The cost of LOCK is significant on modern CPUs — it can be 10-50x slower than the unlocked version because it requires cache coherence coordination across all cores. This is why lock-free algorithms are a performance optimization: they eliminate LOCK prefixes.

Quirk 8: The REP Prefix and Microcoded Loops

The REP prefix turns string instructions into loops:

mov rcx, 100      ; count
mov rdi, buffer   ; destination
xor al, al        ; value to store (0)
rep stosb         ; store AL to [RDI], decrement RCX, until RCX = 0

rep stosb is equivalent to a memset(buffer, 0, 100) loop, but implemented as a single instruction. Modern CPUs handle rep stosb and rep movsb (the copy version) with fast microcode that can copy data at memory bandwidth, making them competitive with or superior to explicit vectorized loops for small to medium sizes.
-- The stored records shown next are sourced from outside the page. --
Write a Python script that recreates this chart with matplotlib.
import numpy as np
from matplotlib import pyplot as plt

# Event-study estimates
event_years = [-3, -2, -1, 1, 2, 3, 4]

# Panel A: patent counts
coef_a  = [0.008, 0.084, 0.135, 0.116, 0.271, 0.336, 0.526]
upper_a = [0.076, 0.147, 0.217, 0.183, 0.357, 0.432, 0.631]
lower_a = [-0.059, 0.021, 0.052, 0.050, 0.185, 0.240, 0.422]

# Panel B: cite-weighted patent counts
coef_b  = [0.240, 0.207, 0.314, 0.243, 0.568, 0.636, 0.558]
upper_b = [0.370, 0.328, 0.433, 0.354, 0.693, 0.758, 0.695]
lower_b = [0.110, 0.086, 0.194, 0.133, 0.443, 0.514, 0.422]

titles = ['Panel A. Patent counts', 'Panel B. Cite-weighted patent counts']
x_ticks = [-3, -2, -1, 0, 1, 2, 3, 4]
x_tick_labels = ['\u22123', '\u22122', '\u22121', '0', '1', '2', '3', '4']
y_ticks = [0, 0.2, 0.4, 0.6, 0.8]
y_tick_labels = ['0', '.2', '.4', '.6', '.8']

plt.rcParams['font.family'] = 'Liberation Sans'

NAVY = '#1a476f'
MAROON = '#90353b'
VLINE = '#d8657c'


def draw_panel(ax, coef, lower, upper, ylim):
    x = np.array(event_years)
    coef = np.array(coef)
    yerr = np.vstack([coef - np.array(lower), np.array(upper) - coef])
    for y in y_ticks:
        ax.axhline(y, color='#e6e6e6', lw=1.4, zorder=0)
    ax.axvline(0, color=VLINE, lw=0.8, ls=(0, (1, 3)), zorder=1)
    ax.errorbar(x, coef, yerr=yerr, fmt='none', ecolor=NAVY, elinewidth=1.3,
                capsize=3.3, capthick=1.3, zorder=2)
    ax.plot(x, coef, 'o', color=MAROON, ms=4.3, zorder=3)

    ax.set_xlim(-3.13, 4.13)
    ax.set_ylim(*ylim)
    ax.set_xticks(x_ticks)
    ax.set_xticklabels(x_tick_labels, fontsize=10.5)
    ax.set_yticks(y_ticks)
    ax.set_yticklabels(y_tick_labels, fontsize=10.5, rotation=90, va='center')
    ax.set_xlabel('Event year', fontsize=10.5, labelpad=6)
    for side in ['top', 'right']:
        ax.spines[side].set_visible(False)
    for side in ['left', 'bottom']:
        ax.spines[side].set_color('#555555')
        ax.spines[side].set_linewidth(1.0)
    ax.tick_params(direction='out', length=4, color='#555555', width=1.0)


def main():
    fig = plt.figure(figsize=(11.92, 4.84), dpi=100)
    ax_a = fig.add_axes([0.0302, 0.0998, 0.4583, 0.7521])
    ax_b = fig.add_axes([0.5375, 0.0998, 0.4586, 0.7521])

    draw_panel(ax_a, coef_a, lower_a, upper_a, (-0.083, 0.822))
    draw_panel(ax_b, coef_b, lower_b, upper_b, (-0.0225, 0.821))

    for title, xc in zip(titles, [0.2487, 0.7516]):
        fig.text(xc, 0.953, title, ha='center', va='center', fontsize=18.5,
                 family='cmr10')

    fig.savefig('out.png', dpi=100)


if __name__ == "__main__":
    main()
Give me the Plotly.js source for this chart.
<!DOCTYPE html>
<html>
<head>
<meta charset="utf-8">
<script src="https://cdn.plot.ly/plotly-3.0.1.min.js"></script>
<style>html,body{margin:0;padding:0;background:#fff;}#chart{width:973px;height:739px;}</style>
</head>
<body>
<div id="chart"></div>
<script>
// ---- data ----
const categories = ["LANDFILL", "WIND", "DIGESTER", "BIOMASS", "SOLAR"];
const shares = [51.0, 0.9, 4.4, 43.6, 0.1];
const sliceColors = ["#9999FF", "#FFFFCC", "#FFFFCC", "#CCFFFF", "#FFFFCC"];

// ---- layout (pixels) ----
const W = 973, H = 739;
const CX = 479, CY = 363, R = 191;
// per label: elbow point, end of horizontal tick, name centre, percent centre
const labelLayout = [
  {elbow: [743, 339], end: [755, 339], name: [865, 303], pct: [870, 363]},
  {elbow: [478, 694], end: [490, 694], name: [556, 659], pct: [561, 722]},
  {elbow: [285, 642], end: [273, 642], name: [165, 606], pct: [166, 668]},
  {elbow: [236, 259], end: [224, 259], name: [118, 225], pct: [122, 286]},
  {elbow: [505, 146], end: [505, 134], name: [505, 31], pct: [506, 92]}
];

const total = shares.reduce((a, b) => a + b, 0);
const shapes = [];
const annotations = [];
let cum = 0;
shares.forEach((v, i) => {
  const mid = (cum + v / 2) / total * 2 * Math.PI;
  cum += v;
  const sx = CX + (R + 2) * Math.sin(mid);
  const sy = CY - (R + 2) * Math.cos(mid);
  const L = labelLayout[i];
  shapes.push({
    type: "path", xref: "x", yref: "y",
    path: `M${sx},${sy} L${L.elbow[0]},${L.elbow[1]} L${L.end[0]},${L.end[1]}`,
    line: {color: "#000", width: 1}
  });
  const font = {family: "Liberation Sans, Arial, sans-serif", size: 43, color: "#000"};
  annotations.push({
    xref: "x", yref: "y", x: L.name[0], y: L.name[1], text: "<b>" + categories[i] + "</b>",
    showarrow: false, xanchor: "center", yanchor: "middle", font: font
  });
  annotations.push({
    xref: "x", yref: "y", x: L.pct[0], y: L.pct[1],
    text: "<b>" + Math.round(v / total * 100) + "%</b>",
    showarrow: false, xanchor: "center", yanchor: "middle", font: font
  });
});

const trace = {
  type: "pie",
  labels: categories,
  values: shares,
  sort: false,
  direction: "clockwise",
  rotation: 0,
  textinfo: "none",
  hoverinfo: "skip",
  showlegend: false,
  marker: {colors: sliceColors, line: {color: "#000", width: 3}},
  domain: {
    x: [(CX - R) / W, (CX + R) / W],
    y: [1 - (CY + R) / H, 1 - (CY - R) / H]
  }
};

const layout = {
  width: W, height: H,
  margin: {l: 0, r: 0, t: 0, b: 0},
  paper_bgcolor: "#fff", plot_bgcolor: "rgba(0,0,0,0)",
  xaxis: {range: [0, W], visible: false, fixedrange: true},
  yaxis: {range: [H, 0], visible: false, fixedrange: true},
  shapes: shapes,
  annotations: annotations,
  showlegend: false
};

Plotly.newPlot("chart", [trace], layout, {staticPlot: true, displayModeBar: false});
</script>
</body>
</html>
The Intel REP MOVSB Optimization (ERMSB — Enhanced REP MOVSB/STOSB) guarantees that the CPU uses a fast implementation. Check for this feature with CPUID leaf 7, EBX bit 9.

Summary: A Mental Checklist for x86-64

When reading or writing x86-64 assembly, keep these quirks in mind:

Quirk	Consequence	How to Avoid the Bug
Variable-length instructions	Can't find boundaries without decoding	Trust your disassembler; never jump into the middle of an instruction
32-bit write zeros upper 32 bits	Silently destroys upper 64-bit value	Use 64-bit registers when working with 64-bit values
16/8-bit write does NOT zero upper bits	Partial update leaves garbage bits	`movzx` for zero-extension, `movsx` for sign-extension
MUL/DIV use RDX:RAX implicitly	RDX gets clobbered by MUL; bad dividend for DIV	Always zero or sign-extend RDX before DIV
SYSCALL clobbers RCX and R11	Values in RCX/R11 lost after syscall	Preserve RCX/R11 if needed across syscalls
Direction flag affects string ops	String operations may go backward	`cld` before string instructions if DF state is unknown
FS/GS are base offsets for TLS	`fs:0x28` is not an error	Understand that FS-relative accesses are TLS
LOCK prefix is expensive	Naive locking hurts performance	Use atomic intrinsics; understand lock-free alternatives

These are not obscure corner cases. They are the everyday reality of x86-64 programming. The sooner they become second nature, the fewer mysterious bugs you'll spend hours tracking down.